Según una encuesta realizada por el contradictorio ICIP (Institut Catalá Internacional per la Pau, que a ver si se aclara, o catalán o internacional: recordemos la frase de Baroja sobre el diario El pensamiento navarro: O pensamiento o navarro), los catalanes les caemos bastante mal a nuestros vecinos del resto de España.

Sostiene el ICIP que los extremeños se llevan la palma a la hora de mirarnos fatal, seguidos de cerca por los andaluces, aunque valencianos, gallegos y madrileños tampoco son mancos a la hora de tenernos roña. Todas esas comunidades nos otorgan un suspenso implacable y ni se molestan en sugerirnos que volvamos en septiembre. Solo los vascos nos dan un aprobado justito, pero como perdonándonos la vida y supongo que en agradecimiento a compartir el incordio infligido al resto del país durante años.

No es que las encuestas del ICIP me quiten el sueño --de hecho, nunca había oído hablar de tan rimbombante institución--, pero sí me da cierta penica que nos tengan manía nuestros compatriotas. Eso sí, si no los considerara como tales, intuyo que el resultado de la encuesta de marras me llenaría de alegría, pues nada gusta más a nuestros lazis que caer mal a sus vecinos, a los que consideran extranjeros y opresores.

De hecho, desde el ridículo sideral de octubre del 17, lo único que han hecho nuestros gobernantes autonómicos ha sido esforzarse en caerle mal a todo el mundo. O sea, ya que no tenemos república catalana, nos dedicaremos a chinchar y ofender todo lo que podamos, sin pasarnos para evitarnos problemas con la justicia, pero dejando claro en todo momento el disgusto que nos causa formar parte de España, de la “puta Espanya”, de la España que nos roba, de la España que nos muele a palos cuando solo pretendíamos echar una papeleta en una urna, de la España que no nos deja marchar porque vive a nuestra costa... Y así sucesivamente.

Me temo que esta jeremiada (hace años que dura) ha acabado por ofender a un número considerable de nuestros vecinos: de ahí los resultados de la encuesta del ICIP, que marcan un nuevo estatus para los catalanes en el conjunto de España como colectivo que, básicamente, cae mal. Antes del prusés, ya había gente a la que le caían fatal los catalanes, pero solían pertenecer a la derechona más rancia y se trataba de gente simple que estaba convencida de que aquí la gente hablaba catalán para jorobarles a ellos.

En ambientes progresistas y/o de izquierdas, se consideraba de mal gusto hablar mal de los catalanes, a los que se juzgaba en general como gente civilizada, culta y europeísta (se cometían algunos errores de bulto, como comprar discos de Lluís Llach, pero primaban la tolerancia, el respeto y la buena intención).

Gracias al prusés, la cosa se ha extendido urbi et orbi y ahora, en España, nos tiene manía todo el mundo porque se han cansado de nuestros desplantes, desprecios, insultos y groserías varias de los últimos quince o veinte años.
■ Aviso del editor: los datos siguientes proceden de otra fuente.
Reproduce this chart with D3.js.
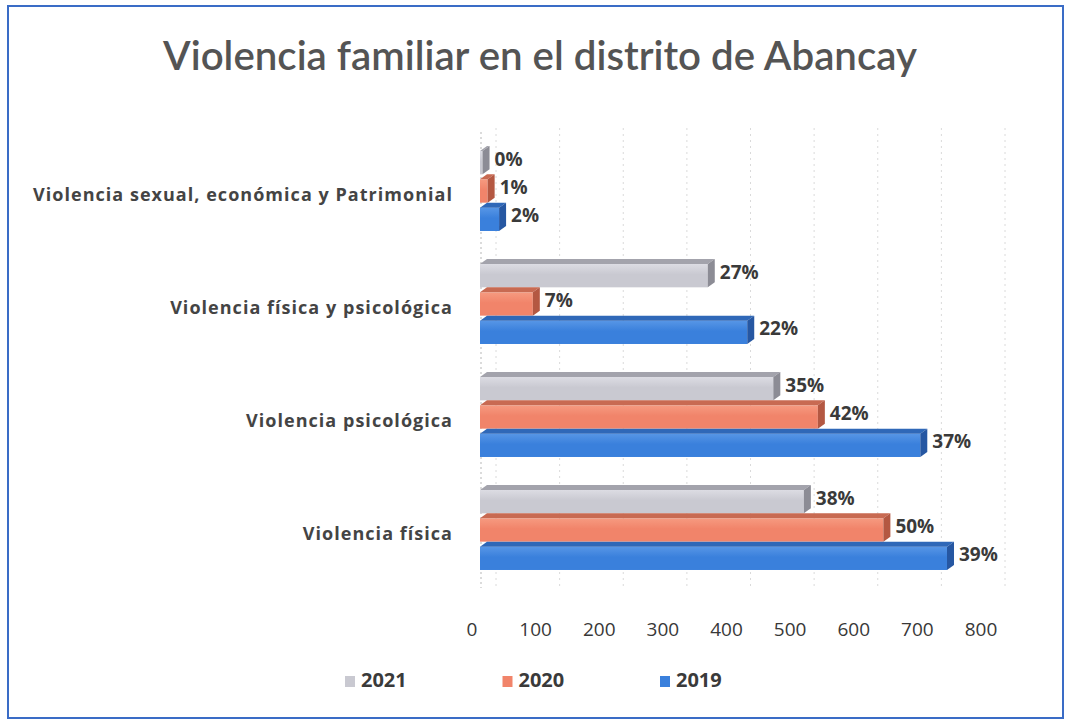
<!DOCTYPE html>
<html>
<head>
<meta charset="utf-8">
<script src="https://cdn.jsdelivr.net/npm/d3@7"></script>
<style>
  html, body { margin: 0; padding: 0; background: #fff; }
  svg { display: block; font-family: "Open Sans", Lato, sans-serif; }
</style>
</head>
<body>
<svg id="chart" width="1069" height="721"></svg>
<script>
// ---- data ----
const title = "Violencia familiar en el distrito de Abancay";
const categories = [
  "Violencia sexual, económica y Patrimonial",
  "Violencia física y psicológica",
  "Violencia psicológica",
  "Violencia física"
];
const seriesNames = ["2021", "2020", "2019"];
const values2021 = [4, 358, 461, 509];
const values2020 = [12, 83, 531, 634];
const values2019 = [30, 420, 692, 734];
const xTicks = [0, 100, 200, 300, 400, 500, 600, 700, 800];

const seriesValues = { "2021": values2021, "2020": values2020, "2019": values2019 };
const totals = {};
seriesNames.forEach(s => totals[s] = d3.sum(seriesValues[s]));

const colors = {
  "2021": { front: "#c9c9d1", light: "#dcdce3", top: "#a3a3ac", side: "#8c8c95" },
  "2020": { front: "#f1846a", light: "#f69a80", top: "#c86a52", side: "#b45842" },
  "2019": { front: "#3a80dc", light: "#5796e6", top: "#2f68b8", side: "#2657a2" }
};

const svg = d3.select("#chart");

// frame
svg.append("rect").attr("x", 8).attr("y", 6).attr("width", 1055).attr("height", 712)
  .attr("fill", "#fff").attr("stroke", "#3a6cc6").attr("stroke-width", 2);

// title
const t = svg.append("text").attr("x", 540).attr("y", 70).attr("text-anchor", "middle")
  .attr("font-family", "Lato, sans-serif")
  .attr("fill", "#545454").attr("font-size", 36).attr("font-weight", 600).text(title);
const tw = t.node().getComputedTextLength();
t.attr("font-size", 36 * 754 / tw);

// scales
const x = d3.scaleLinear().domain([0, 800]).range([480, 989]);
const y = d3.scaleBand().domain(categories).range([132, 584]).paddingInner(0.248).paddingOuter(0.124);
const ys = d3.scaleBand().domain(seriesNames).range([0, y.bandwidth()]);
const dx = 7, dy = 5;

// defs gradients
const defs = svg.append("defs");
seriesNames.forEach(s => {
  const g = defs.append("linearGradient").attr("id", "g" + s).attr("x1", 0).attr("x2", 0).attr("y1", 0).attr("y2", 1);
  g.append("stop").attr("offset", "0%").attr("stop-color", colors[s].light);
  g.append("stop").attr("offset", "45%").attr("stop-color", colors[s].front);
  g.append("stop").attr("offset", "100%").attr("stop-color", colors[s].front);
});

// gridlines (back wall, faint)
svg.append("g").selectAll("line").data(xTicks).join("line")
  .attr("x1", d => x(d) + 16).attr("x2", d => x(d) + 16)
  .attr("y1", 128).attr("y2", 588)
  .attr("stroke", "#dadada").attr("stroke-width", 1).attr("stroke-dasharray", "2,4");

// left wall
svg.append("line").attr("x1", x(0) + 1).attr("x2", x(0) + 1).attr("y1", 132).attr("y2", 588)
  .attr("stroke", "#d0d0d0").attr("stroke-width", 1.5).attr("stroke-dasharray", "2,3");

// bars
const bars = [];
categories.forEach((c, i) => {
  seriesNames.forEach(s => {
    bars.push({ cat: c, series: s, value: seriesValues[s][i] });
  });
});

const gBars = svg.append("g");
bars.forEach(b => {
  const yt = y(b.cat) + ys(b.series);
  const yb = yt + ys.bandwidth();
  const x0 = x(0), x1 = x(b.value);
  const col = colors[b.series];
  const g = gBars.append("g");
  g.append("rect").attr("x", x0).attr("y", yt + dy).attr("width", x1 - x0).attr("height", yb - yt - dy)
    .attr("fill", `url(#g${b.series})`);
  g.append("polygon").attr("points", [[x0, yt + dy], [x1, yt + dy], [x1 + dx, yt], [x0 + dx, yt]].map(p => p.join(",")).join(" "))
    .attr("fill", col.top);
  g.append("polygon").attr("points", [[x1, yt + dy], [x1 + dx, yt], [x1 + dx, yb - dy], [x1, yb]].map(p => p.join(",")).join(" "))
    .attr("fill", col.side);
  const pct = d3.format(".0%")(b.value / totals[b.series]);
  g.append("text").attr("x", x1 + dx + 5).attr("y", yt + dy + (yb - yt - dy) / 2 - 2)
    .attr("dominant-baseline", "middle").attr("font-size", 19).attr("font-weight", 700)
    .attr("fill", "#3a3a3a").text(pct);
});

// category labels
const catText = svg.append("g").selectAll("text").data(categories).join("text")
  .attr("x", 453).attr("y", d => y(d) + y.bandwidth() / 2 + 8)
  .attr("text-anchor", "end").attr("dominant-baseline", "middle")
  .attr("font-size", 18).attr("font-weight", 700).attr("fill", "#444").text(d => d);
const longest = catText.filter((d, i) => i === 0).node();
const lw = longest.getComputedTextLength();
const ls = Math.max(-1, Math.min(2, (420 - lw) / categories[0].length));
catText.attr("letter-spacing", ls);

// x tick labels
svg.append("g").selectAll("text").data(xTicks).join("text")
  .attr("x", d => x(d) - 8).attr("y", 631)
  .attr("text-anchor", "middle").attr("dominant-baseline", "middle")
  .attr("font-size", 19).attr("font-weight", 500).attr("fill", "#383838").text(d => d);

// legend
const legendX = d3.scalePoint().domain(seriesNames).range([345, 660]);
const lg = svg.append("g").selectAll("g").data(seriesNames).join("g")
  .attr("transform", d => `translate(${legendX(d)},681)`);
lg.append("rect").attr("x", 0).attr("y", -5).attr("width", 10).attr("height", 11)
  .attr("fill", d => colors[d].front);
lg.append("text").attr("x", 16).attr("y", 1).attr("dominant-baseline", "middle")
  .attr("font-size", 20).attr("font-weight", 700).attr("fill", "#3a3a3a").text(d => d);
</script>
</body>
</html>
Mientras algunos lo lamentamos, yo diría que los lazis sacan pecho, orgullosos, al observar que su odio es correspondido de la manera adecuada por la gente a la que detestan. O sea, ya que viven a costa nuestra y se dejan nuestro dinero en las tabernas, que completen su arsenal de fechorías mordiendo la mano que les da de comer en vez de besar por donde pisamos, pues así podremos despreciarles aún más, en un ejercicio de retroalimentación que solo puede acabar con la independencia de Cataluña o la expulsión de España, que a efectos prácticos viene a ser lo mismo.

Según el lazismo, España nos detesta desde hace por lo menos tres siglos, por lo que la encuesta del ICIP solo sirve para reforzar sus teorías. La mía es que, dejando aparte a cuatro energúmenos, nadie nos tenía manía hasta que empezamos a actuar como el vecino molesto de un bloque de apartamentos que mira mal a sus compañeros de inmueble cuando se los cruza por la escalera y pone cara de estar oliendo constantemente a mierda.

Como nos salió mal lo del cambio de domicilio --salvo al jefe de la tribu, que disfruta de un palacete en Flandes--, seguimos en el mismo edificio, pero dejando bien clarito que la compañía nos desagrada y vivimos ahí contra nuestra voluntad. No es de extrañar, pues, que el resto de la comunidad de vecinos nos haya cogido una manía tremenda. Aunque, sostenga lo que sostenga el ICIP, yo más bien diría que pasan de nosotros porque les aburrimos mortalmente: esa fue la impresión que tuve la última vez que visité Madrid, por cierto. Lo que pasa es que el odio resulta más nutritivo que la indiferencia.